La physique quantique se sert des ondes et des probabilités pour décrire le monde, se montrant ainsi incompatible avec la théorie atomique des corpuscules. Surtout utilisée pour décrire les situations microscopiques, elle est parfois déployée à l'échelle macroscopique. Les phénomènes s'expliquent alors par la réduction d'un paquet d'ondes (des probabilités) en un corpuscule (une onde dominante réductible à une vitesse et à une position).

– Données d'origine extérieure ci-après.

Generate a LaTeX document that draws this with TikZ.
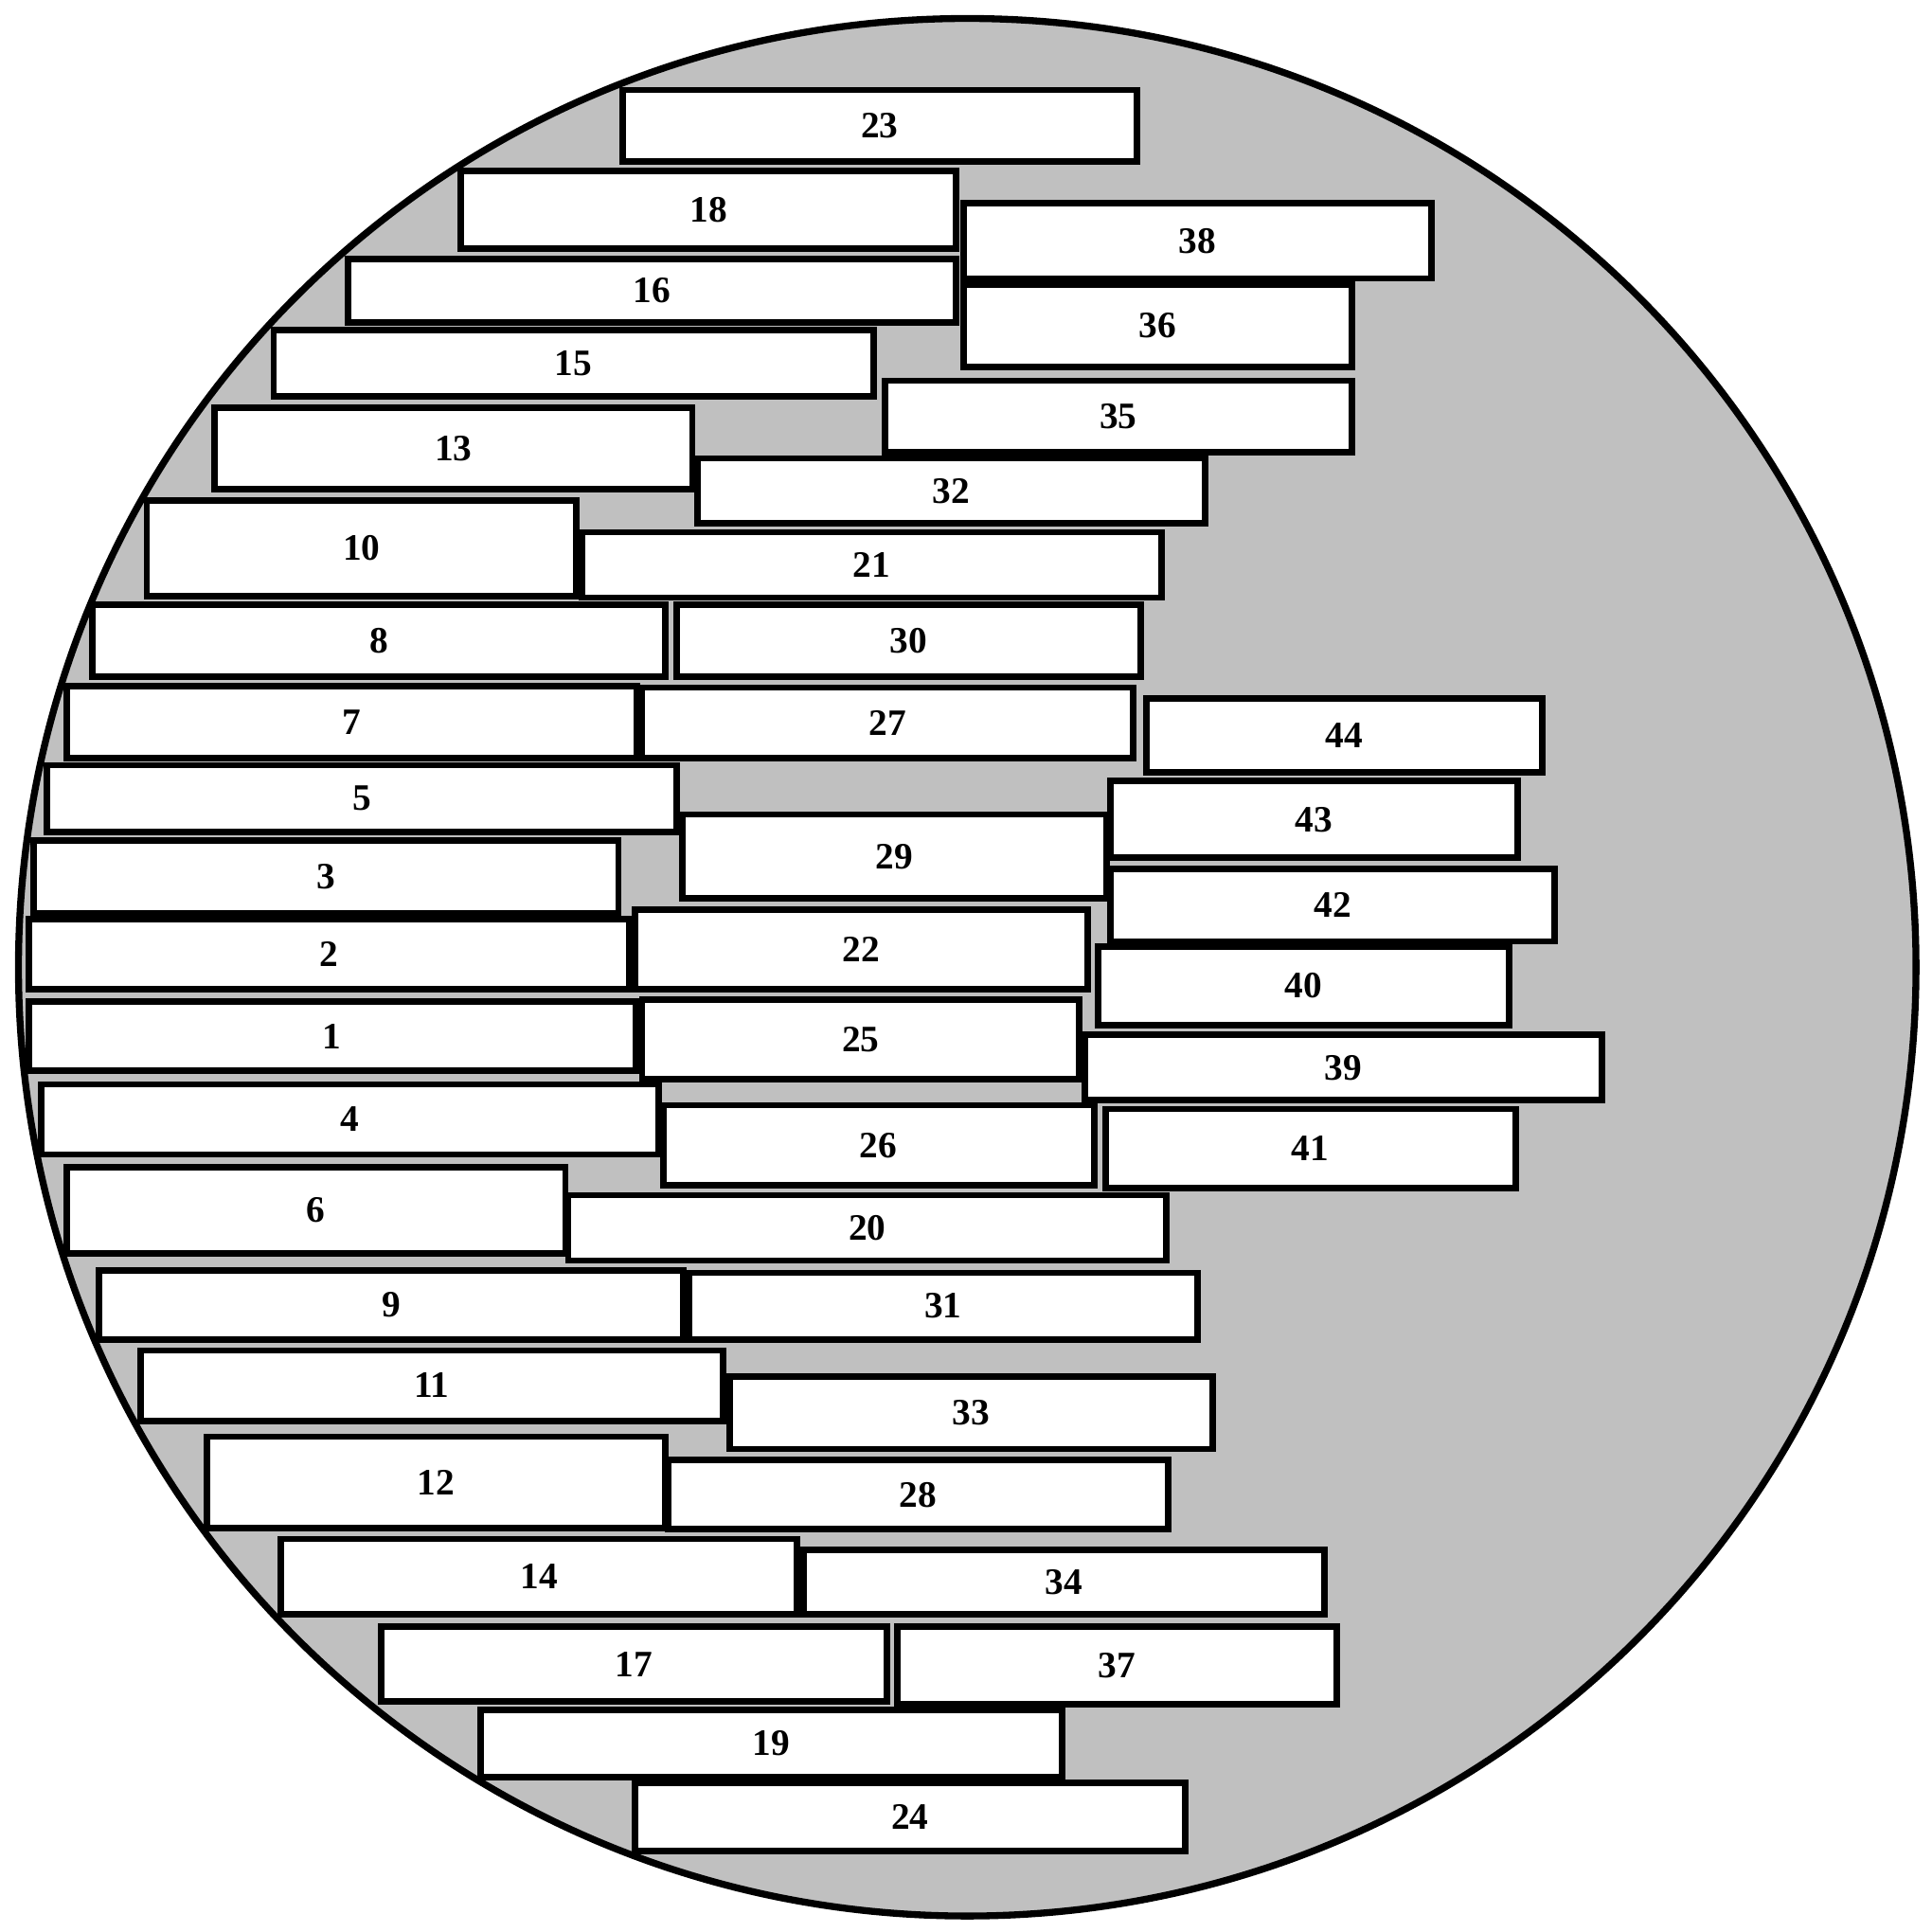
\documentclass[tikz,border=0pt]{standalone}
\usepackage{fontspec}
\setmainfont{Liberation Serif}
\usetikzlibrary{positioning}
\definecolor{wafergray}{HTML}{C0C0C0}

\begin{document}
\begin{tikzpicture}[font=\bfseries\fontsize{8.6}{10}\selectfont,
    die/.style={draw,line width=1.5pt,fill=white,inner sep=0pt,outer sep=0pt}]
    \useasboundingbox (0,0) rectangle (15.68,-15.68);
    \node (wafer) [circle,draw,line width=1.6pt,fill=wafergray,minimum size=15.4cm,inner sep=0pt] at (7.85,-7.85) {};
    % dies: label / left / top / right / bottom (in 1/100 cm)
    \foreach \n/\xa/\ya/\xb/\yb in {
        23/505/73/923/131, 18/374/139/776/202, 38/782/165/1162/226,
        16/282/210/776/262, 36/782/231/1097/298, 15/222/268/709/322,
        35/718/309/1097/367, 13/174/331/562/397, 32/566/372/978/425,
        10/119/406/468/484, 21/472/432/943/485, 8/75/491/540/549,
        30/549/491/926/549, 7/54/557/517/615, 27/521/558/920/615,
        44/930/567/1252/627, 5/38/621/549/675, 29/554/661/898/729,
        43/901/634/1232/696, 3/27/682/502/741, 42/901/705/1262/764,
        2/23/746/511/803, 22/515/738/883/803, 40/891/768/1225/832,
        1/23/813/516/869, 25/521/811/876/876, 39/880/840/1300/893,
        4/33/880/535/937, 26/538/897/888/962, 41/897/900/1230/964,
        6/54/947/459/1017, 20/461/970/947/1023, 9/80/1031/555/1087,
        31/559/1033/972/1087, 11/114/1096/587/1153, 33/592/1117/984/1176,
        12/168/1166/540/1240, 28/542/1185/948/1241, 14/228/1249/647/1310,
        34/652/1258/1075/1310, 17/309/1320/720/1381, 37/728/1320/1085/1383,
        19/390/1388/862/1442, 24/515/1447/962/1502}
      \node (d\n) [die,minimum width={(\xb-\xa)*0.01cm},minimum height={(\yb-\ya)*0.01cm}]
        at ({(\xa+\xb)/200},{-(\ya+\yb)/200}) {\n};
  \end{tikzpicture}
\end{document}
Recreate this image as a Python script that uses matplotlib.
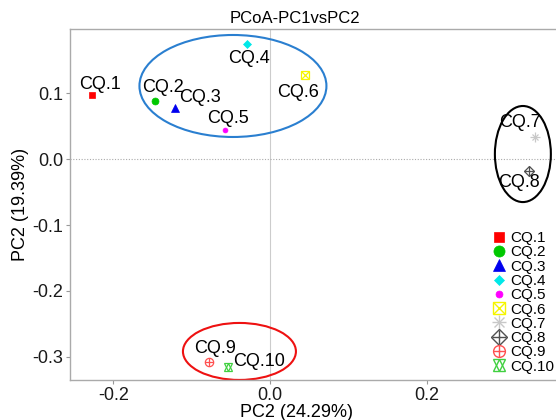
import matplotlib
matplotlib.use("Agg")
import matplotlib.pyplot as plt
from matplotlib.lines import Line2D
from matplotlib.patches import Ellipse
from matplotlib.legend_handler import HandlerTuple

plt.rcParams['font.family'] = ['Liberation Sans', 'DejaVu Sans']

# ---- data ----
samples = ["CQ.1", "CQ.2", "CQ.3", "CQ.4", "CQ.5", "CQ.6", "CQ.7", "CQ.8", "CQ.9", "CQ.10"]
pc1 = [-0.2277, -0.1473, -0.1210, -0.0294, -0.0571, 0.0447, 0.3390, 0.3310, -0.0779, -0.0540]
pc2 = [0.0973, 0.0890, 0.0784, 0.1748, 0.0445, 0.1277, 0.0343, -0.0173, -0.3076, -0.3160]
title = "PCoA-PC1vsPC2"
xlabel = "PC2 (24.29%)"
ylabel = "PC2 (19.39%)"
xticks = [-0.2, 0.0, 0.2]
yticks = [0.1, 0.0, -0.1, -0.2, -0.3]

# ---- styles (label offsets in pixels, marker components) ----
label_offsets = [(8, 11), (8, 13), (25, 10), (2, -14), (3, 12), (-7, -17),
                 (-15, 14), (-10, -12), (6, 13), (31, 6)]
colors = ["#ff0000", "#00c800", "#0000ee", "#00e8e8", "#ff00ff",
          "#f5f500", "#c8c8c8", "#505050", "#ff5050", "#40d040"]
# (marker, filled, plot size, legend size)
components = [
    [("s", True, 4.5, 7.5)],
    [("o", True, 5, 8)],
    [("^", True, 6, 9)],
    [("D", True, 4, 5.5)],
    [("o", True, 3.5, 5)],
    [("s", False, 6, 8), ("x", False, 6, 8)],
    [("+", False, 7, 10), ("x", False, 5, 7)],
    [("D", False, 5.5, 8), ("+", False, 7, 10)],
    [("o", False, 6, 8.5), ("+", False, 6, 8.5)],
    [("^", False, 6, 9), ("v", False, 6, 9)],
]
ellipses = [
    # center x, center y, width, height, color
    (-0.0473, 0.1114, 0.2388, 0.155, "#2a7fd0"),
    (0.3230, 0.0080, 0.0715, 0.146, "#000000"),
    (-0.0390, -0.2920, 0.1443, 0.0866, "#ee1111"),
]

fig = plt.figure(figsize=(5.56, 4.2), dpi=100)
ax = fig.add_axes([70 / 556, 40 / 420, 486 / 556, 351 / 420])
ax.set_xlim(-0.2554, 0.3653)
ax.set_ylim(-0.3354, 0.198)

ax.axvline(0, color="#cccccc", lw=0.8, zorder=0)
ax.axhline(0, color="#aaaaaa", lw=0.8, ls=(0, (1, 1.5)), zorder=0)

handles = []
for i, name in enumerate(samples):
    parts = []
    for (m, filled, ps, ls) in components[i]:
        fc = colors[i] if filled else "none"
        ax.plot([pc1[i]], [pc2[i]], marker=m, ls="none", ms=ps,
                mfc=fc, mec=colors[i], mew=0.9 if not filled else 0.5, zorder=3)
        parts.append(Line2D([], [], marker=m, ls="none", ms=ls, mfc=fc,
                            mec=colors[i], mew=1.0 if not filled else 0.5))
    handles.append(tuple(parts))
    ax.annotate(name, (pc1[i], pc2[i]), xytext=label_offsets[i],
                textcoords="offset pixels", ha="center", va="center",
                fontsize=13, color="black", zorder=4)

for (cx, cy, w, h, c) in ellipses:
    ax.add_patch(Ellipse((cx, cy), w, h, fill=False, ec=c, lw=1.5, zorder=2))

ax.set_xticks(xticks)
ax.set_xticklabels(["-0.2", "0.0", "0.2"])
ax.set_yticks(yticks)
ax.set_yticklabels(["0.1", "0.0", "-0.1", "-0.2", "-0.3"])
ax.tick_params(colors="#999999", labelcolor="#1a1a1a", labelsize=13,
               length=3, width=0.8, pad=2)
for s in ["left", "bottom", "top"]:
    ax.spines[s].set_color("#aaaaaa")
    ax.spines[s].set_linewidth(1.0)
ax.spines["right"].set_visible(False)

ax.set_title(title, fontsize=12, x=0.463, pad=4)
ax.set_xlabel(xlabel, fontsize=13, x=0.467, labelpad=0)
ax.set_ylabel(ylabel, fontsize=13, labelpad=2)

leg = ax.legend(handles, samples, handler_map={tuple: HandlerTuple(ndivide=1, pad=0)},
                loc="upper left", bbox_to_anchor=(493 / 556, (420 - 231) / 420),
                bbox_transform=fig.transFigure, frameon=False, fontsize=11,
                handlelength=0.8, handletextpad=0.3, labelspacing=0.02,
                borderpad=0, borderaxespad=0)

fig.savefig("out.png", dpi=100)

En nous faisant comprendre les clivages théoriques qui scindent dès le début des années 80 les scientifiques partisans de la physique quantique, les auteurs relèvent l'audacieux pari de mieux définir ses enjeux en soulignant ses dissensions. On trouve d'un côté les idéalistes, qui estiment que l'état de probabilité se réduit seulement à partir du moment où un observateur devient témoin, et de l'autre côté les matérialistes qui associent la réduction du paquet d'ondes à son interprétation par un appareil de mesure non-humain. Entre ces deux opposés, les partisans positivistes, empiristes et opérationnalistes admettent que la physique quantique ne porte pas sur la réalité, mais sur la connaissance que nous en avons, lorsque d'autres scientifiques tels que David Bohm, Fritjof Capra ou Bernard d'Espagnat se refusent de choisir entre matérialisme et idéalisme, persuadés de l'existence d'une réalité mystérieuse dont esprit et matière ne seraient que deux manifestations complémentaires.


La possibilité d'une élucidation des mystères quantiques surviendrait peut-être à condition de renouveler nos concepts de temps et d'espace, ou de remodeler notre configuration de l'univers. Lorsque Feynman, Prix Nobel de physique en 1965, aboutit à des résultats graphiques dans lesquels la flèche du temps se fige ou s'inverse, la science-fiction devient réalité, la philosophie est profond bouleversée et des phénomènes apparemment extérieurs au domaine de la science méritent d'être pris en compte dans un processus de réflexion global.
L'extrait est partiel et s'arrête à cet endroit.